32 And now, men of Athens, I solemnly declare that what I have said has been prompted by no personal feeling, friendly or hostile, towards either side. I have told you only what I believe to be expedient for you; and I exhort you not to sacrifice the people of Megalopolis, and to make it your rule, never to sacrifice a smaller power to a greater.

  1. "Plataeae" (which had been overthrown by the enemies of Athens in the course of the Peloponnesian War, but rebuilt, with the aid of Sparta, in 378) was destroyed by Thebes in 373-372. About the same time Thebes destroyed Thespiae, which, like Plataeae, was well-disposed towards Athens; and in 370 the Thebans massacred the male population of Orchomenus, and sold the women and children into slavery.
  2. "Oropus" had sometimes belonged to Thebes and sometimes to Athens. In 366 it was taken from Athens by Themison, tyrant of Eretria (exactly opposite Oropus, on the coast of Euboea), and placed in the hands of Thebes until the ownership should be decided. Thebes retained it until it was restored to Athens by Philip in 338.
  3. "when all the Peloponnesians, &c". The reference seems to be to the year 370, shortly after the battle of Leuctra, when the Peloponnesian States sought the protection of Athens against Sparta, and, being refused, became allies of Thebes (Diodorus xv. 62). In 369 Athens made an alliance with Sparta.
  4. "saved the Spartans". See last note. Athens also assisted the Spartans at Mantineia in 362.
  5. "the Thebans". In 378 and the following years Athens assisted Thebes against the Spartans under Agesilaus and Cleombrotus.
  6. "the Euboeans". In 358 or 357 Euboea succeeded in obtaining freedom from the domination of Thebes by the aid of Athenian troops under Timotheus.

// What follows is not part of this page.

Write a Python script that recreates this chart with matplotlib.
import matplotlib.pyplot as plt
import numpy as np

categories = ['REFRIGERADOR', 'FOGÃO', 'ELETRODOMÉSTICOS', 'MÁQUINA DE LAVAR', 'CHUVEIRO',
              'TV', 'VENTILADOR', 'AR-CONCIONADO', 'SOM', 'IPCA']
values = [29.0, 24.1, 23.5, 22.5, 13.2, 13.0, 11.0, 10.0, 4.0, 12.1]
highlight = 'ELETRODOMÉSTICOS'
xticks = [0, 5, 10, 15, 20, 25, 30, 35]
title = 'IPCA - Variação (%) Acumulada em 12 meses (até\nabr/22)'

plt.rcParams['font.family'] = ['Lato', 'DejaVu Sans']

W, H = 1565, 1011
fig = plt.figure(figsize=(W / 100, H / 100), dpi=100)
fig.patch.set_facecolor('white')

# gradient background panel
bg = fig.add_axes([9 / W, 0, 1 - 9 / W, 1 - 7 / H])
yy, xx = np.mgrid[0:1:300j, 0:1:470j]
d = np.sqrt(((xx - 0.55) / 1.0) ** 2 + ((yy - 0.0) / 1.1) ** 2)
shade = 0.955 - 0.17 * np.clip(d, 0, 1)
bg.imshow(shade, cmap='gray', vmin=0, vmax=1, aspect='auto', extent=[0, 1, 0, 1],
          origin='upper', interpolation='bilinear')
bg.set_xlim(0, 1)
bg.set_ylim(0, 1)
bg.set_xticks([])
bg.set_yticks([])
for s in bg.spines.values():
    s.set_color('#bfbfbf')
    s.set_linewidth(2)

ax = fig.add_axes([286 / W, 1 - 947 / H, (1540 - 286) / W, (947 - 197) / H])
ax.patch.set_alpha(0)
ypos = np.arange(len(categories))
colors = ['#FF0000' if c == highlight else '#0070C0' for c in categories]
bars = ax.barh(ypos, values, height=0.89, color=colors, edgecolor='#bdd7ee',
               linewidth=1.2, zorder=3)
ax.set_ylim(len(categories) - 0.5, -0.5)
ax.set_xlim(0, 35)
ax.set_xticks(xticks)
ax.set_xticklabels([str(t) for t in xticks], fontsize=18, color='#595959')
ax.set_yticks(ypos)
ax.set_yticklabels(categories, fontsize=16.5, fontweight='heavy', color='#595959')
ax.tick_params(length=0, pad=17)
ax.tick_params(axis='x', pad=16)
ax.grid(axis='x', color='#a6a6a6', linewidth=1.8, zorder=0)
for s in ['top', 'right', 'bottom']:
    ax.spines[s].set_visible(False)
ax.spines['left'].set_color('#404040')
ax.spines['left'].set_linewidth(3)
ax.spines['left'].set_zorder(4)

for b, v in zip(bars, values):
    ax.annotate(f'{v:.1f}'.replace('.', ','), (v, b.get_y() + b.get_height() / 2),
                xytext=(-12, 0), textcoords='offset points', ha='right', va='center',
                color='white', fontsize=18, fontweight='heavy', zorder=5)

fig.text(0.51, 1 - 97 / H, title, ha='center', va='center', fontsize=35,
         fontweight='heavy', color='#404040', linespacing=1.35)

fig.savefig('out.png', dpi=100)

  7. "Triphylia", a district between Elis and Messenia, was the subject of a long-standing dispute between the Eleans and the Arcadians, and seems to have been in the hands of the latter since (about) 368.
  8. "Tricaranum", a fortress in the territory of Phlius, had been seized by the Argives in 369, and used as a centre from which incursions were made into Phliasian territory.
  9. "allies of Thebes". in order to preserve the balance of power between Thebes and Sparta.
  10. "the Theban confederacy". The reference is particularly to the Arcadian allies of Thebes, but the wider expression perhaps suggests a general policy of a more ambitious kind.
  11. "you, I think, know". He refers to the older members of the Assembly, who would remember the tyrannical conduct of Sparta during the period of her supremacy (the first quarter of the fourth century B.C.).
  12. "pillars". The terms of an alliance were usually recorded upon pillars erected by each State on some site fixed by agreement or custom.
  13. "in the war". i.e. the 'Sacred War', against the Phocians.